On April 5, 2023, Ponce was diagnosed with a partially torn quadriceps tendon in his left leg, which sidelined him for four weeks. He finished the 2023 season with a 4–5 record, a 3.66 ERA, and 43 strikeouts in 51 2/3 innings pitched across 10 games. On November 27, it was announced that Ponce and the Fighters could not reach a contract agreement, making him a free agent.

=== Tohoku Rakuten Golden Eagles ===
On December 26, 2023, Ponce signed with the Tohoku Rakuten Golden Eagles of Nippon Professional Baseball (NPB). He finished the 2024 season with a 3–6 record, a 6.72 ERA, and 56 strikeouts in 67 innings pitched across 15 games. On December 2, 2024, the Eagles announced that Ponce would not be brought back in 2025, making him a free agent.

=== Hanwha Eagles ===
On December 12, 2024, Ponce signed with the Hanwha Eagles of the KBO League.

Ponce was named the KBO League's MVP of the Month for March–April 2025. On May 17, 2025, Ponce set a new KBO record with 18 strikeouts in a regulation nine-inning game, the first matchup of a doubleheader against SSG Landers in Daejeon. He surpassed Hyun-jin Ryu's previous mark of 17 strikeouts in a nine-inning game, set on May 11, 2010. On September 3, Ponce recorded a season total of 228 strikeouts, surpassing Ariel Miranda's 225 to set a new KBO League single-season strikeout record. Ponce finished the 2025 season with a 17–1 record, a 1.89 ERA, and 252 strikeouts in 180 2/3 innings pitched across 29 starts. The Eagles finished the 2025 season in second place behind the LG Twins.

Facing the Samsung Lions in the playoff round, Ponce started Game 1 on October 18, striking out eight batters and handing the lead to the bullpen en route to a victory in the team's first playoff game since 2018. In the winner-take-all fifth game on October 24, Ponce neutralized the Lions across five innings, striking out nine and allowing one unearned run, despite being hit on the chest with a sharp line drive off the bat of Lewin Díaz in the third inning. Entering in relief, stablemate Ryan Weiss completed the final four innings to send the Eagles to the Korean Series as Ponce became the winning pitcher in the decisive game. On October 29, with the Twins up 2–0 in the series, Ponce started Game 3 of the Korean Series in Daejeon. He delivered a six-inning quality start, and the Eagles defeated the Twins' bullpen to earn their first win in a Korean Series game since 2006. Despite strong performances in Daejeon by Ponce and Weiss, the Eagles ultimately lost the series 4–1. Due to his performance during the regular season, Ponce was unanimously awarded the Choi Dong-won Award and was named the league MVP.

=== Toronto Blue Jays ===
On December 10, 2025, Ponce signed a three-year, $30 million contract with the Toronto Blue Jays. At the time of signing, it was the largest contract for a pitcher returning to Major League Baseball (MLB) from the KBO League, surpassing the two-year, $15-million deal signed by Erick Fedde with the Chicago White Sox on December 13, 2023. On March 30, 2026, during his first start of the 2026 season, Ponce sustained a leg injury and was carted off the field. The following day, the team placed Ponce on the 15-day injured list and announced that he had suffered an ACL sprain and would miss "significant time". He was transferred to the 60-day injured list on April 5. Ponce underwent knee surgery on April 7, and was given a recovery timetable of six months.
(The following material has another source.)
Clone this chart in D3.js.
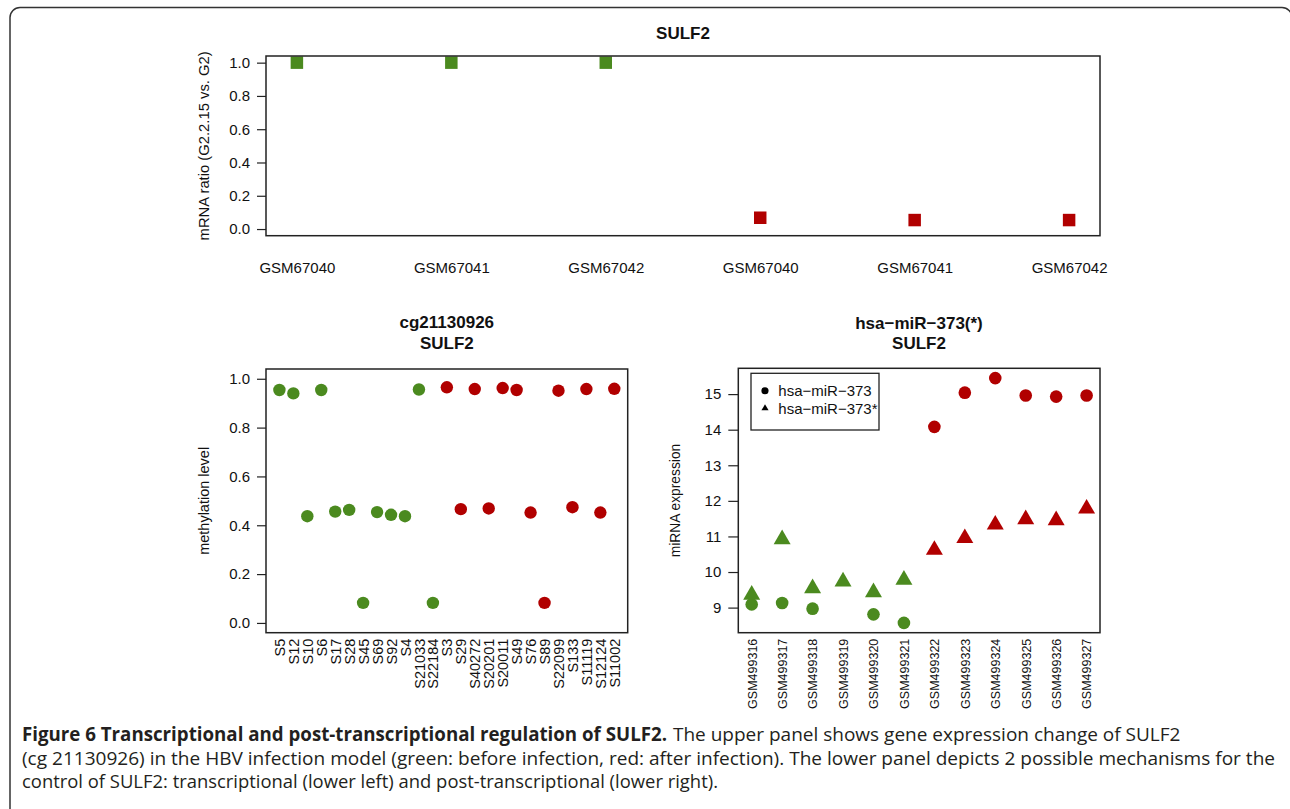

== International career ==
Ponce was selected to play for the United States national baseball team at the 2019 WBSC Premier12. He was the team's ace pitcher and started the bronze medal game against Mexico, which the United States lost 3–2 to finish in fourth place. Ponce finished the tournament with a 1–1 record, a 2.03 ERA, and 11 strikeouts in 13 1/3 innings pitched across three starts.

==Personal life==
Ponce is of Mexican descent.

Ponce has two sisters named Devan and Jess.

Ponce is married to Emma Kittle, the older sister of NFL player George Kittle, making the two brothers-in-law.